As I've said before though, it wasn't my country, and I didn't think it was my place to judge or even to be one of the people calling for a reevaluation of things.

But America is my country—I care about it—and over these past three weeks, I've started to have the same feeling here. That's what really hit me last night.

We are getting hit again and again and again by ever worsening violence. Events small and large that should cause our communities and country to be overwhelmed with grief. That should cause us to look inside ourselves and ask how we have been part of creating a society where these things happen. That should cause us to reevaluate everything that we think.

But instead, the opposite is happening. Instead of grief, our first response is defensiveness. Instead of introspection, we are drawing battle lines. Instead of reevaluating what we think, we are just clinging harder and harder to the beliefs, parties and leaders that are obviously failing to address the problems that we face in this country today. You can hear it on the news. You can see it in the mindless demagogues that we've selected for the next election. You can feel it and taste it in how people relate to each other in public.

This place is going to hell just as fast as any scary far away place you see on TV. I can say that with certainty, not because I understand the issues that it's facing, but because I can fully and totally understand our response to them. And the response is ultimately what determines where we go from here.

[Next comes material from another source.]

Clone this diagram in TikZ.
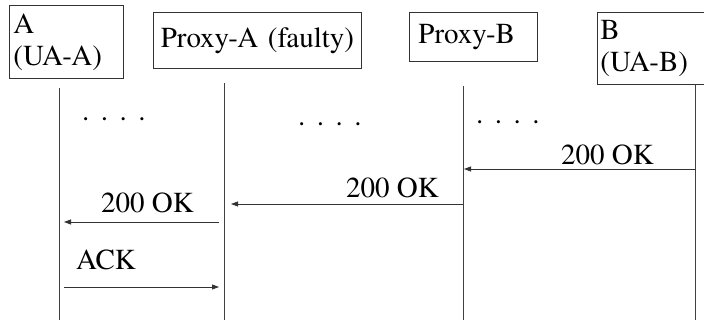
\documentclass[tikz,border=0pt]{standalone}
\usepackage{fontspec}
\setmainfont{texgyretermes-regular.otf}
\usetikzlibrary{arrows.meta}
\begin{document}
\begin{tikzpicture}[x=1pt,y=-1pt,
  every node/.style={font=\rmfamily\fontsize{29}{32}\selectfont},
  ent/.style={draw=black!80, line width=0.9pt, rectangle, anchor=north west, inner ysep=0pt},
  life/.style={draw=black!75, line width=0.9pt},
  msg/.style={draw=black!80, line width=0.8pt, -{Triangle[length=7pt,width=5pt]}},
  lbl/.style={anchor=base west, inner sep=0pt},
  dotrow/.style={anchor=base west, inner sep=0pt}]
\useasboundingbox (0,0) rectangle (704,320);
\fill[white] (0,0) rectangle (704,320);
% entity boxes
\node[ent, minimum width=114pt, minimum height=73pt, text width=106pt, inner xsep=4pt, align=left] (A) at (9,5) {A\\(UA-A)};
\node[ent, minimum width=208pt, minimum height=56pt, text width=200pt, inner xsep=4pt, align=center] (PA) at (153,12) {Proxy-A (faulty)};
\node[ent, minimum width=128pt, minimum height=49pt, text width=110pt, inner xsep=9pt, align=left] (PB) at (409,12) {Proxy-B};
\node[ent, minimum width=112pt, minimum height=72pt, text width=106pt, inner xsep=3pt, align=left] (B) at (597,12) {B\\(UA-B)};
% lifelines
\coordinate (At) at (59,88);   \coordinate (Ab) at (59,320);
\coordinate (PAt) at (224,83); \coordinate (PAb) at (224,320);
\coordinate (PBt) at (463,86); \coordinate (PBb) at (463,320);
\coordinate (Bt) at (695,85);  \coordinate (Bb) at (695,320);
\draw[life] (At) -- (Ab);
\draw[life] (PAt) -- (PAb);
\draw[life] (PBt) -- (PBb);
\draw[life] (Bt) -- (Bb);
% dots
\node[dotrow] (d1) at (82,121) {.\hspace{11.5pt}.\hspace{11.5pt}.\hspace{11.5pt}.};
\node[dotrow] (d2) at (298,126) {.\hspace{11.5pt}.\hspace{11.5pt}.\hspace{11.5pt}.};
\node[dotrow] (d3) at (476,124) {.\hspace{11.5pt}.\hspace{11.5pt}.\hspace{11.5pt}.};
% message endpoints
\coordinate (m1s) at (695,169); \coordinate (m1e) at (464,169);
\coordinate (m2s) at (463,204); \coordinate (m2e) at (231,204);
\coordinate (m3s) at (219,222); \coordinate (m3e) at (64,222);
\coordinate (m4s) at (64,287);  \coordinate (m4e) at (219,287);
\draw[msg] (m1s) -- (m1e);
\draw[msg] (m2s) -- (m2e);
\draw[msg] (m3s) -- (m3e);
\draw[msg] (m4s) -- (m4e);
% labels
\node[lbl] (l1) at (561,165) {200 OK};
\node[lbl] (l2) at (346,198) {200 OK};
\node[lbl] (l3) at (101,213) {200 OK};
\node[lbl] (l4) at (76,270) {ACK};
\end{tikzpicture}
\end{document}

So I'm asking today: Are we really so sure of our beliefs that we are willing to let others die before we reconsider them? Do we really care so little for each other that we can go about our business as usual as things slide further and further out of control? Can we really not set aside our opinions long enough to even recognize the pain of a tragedy and cry about it?

I think our future depends quite a bit on our answers to those questions.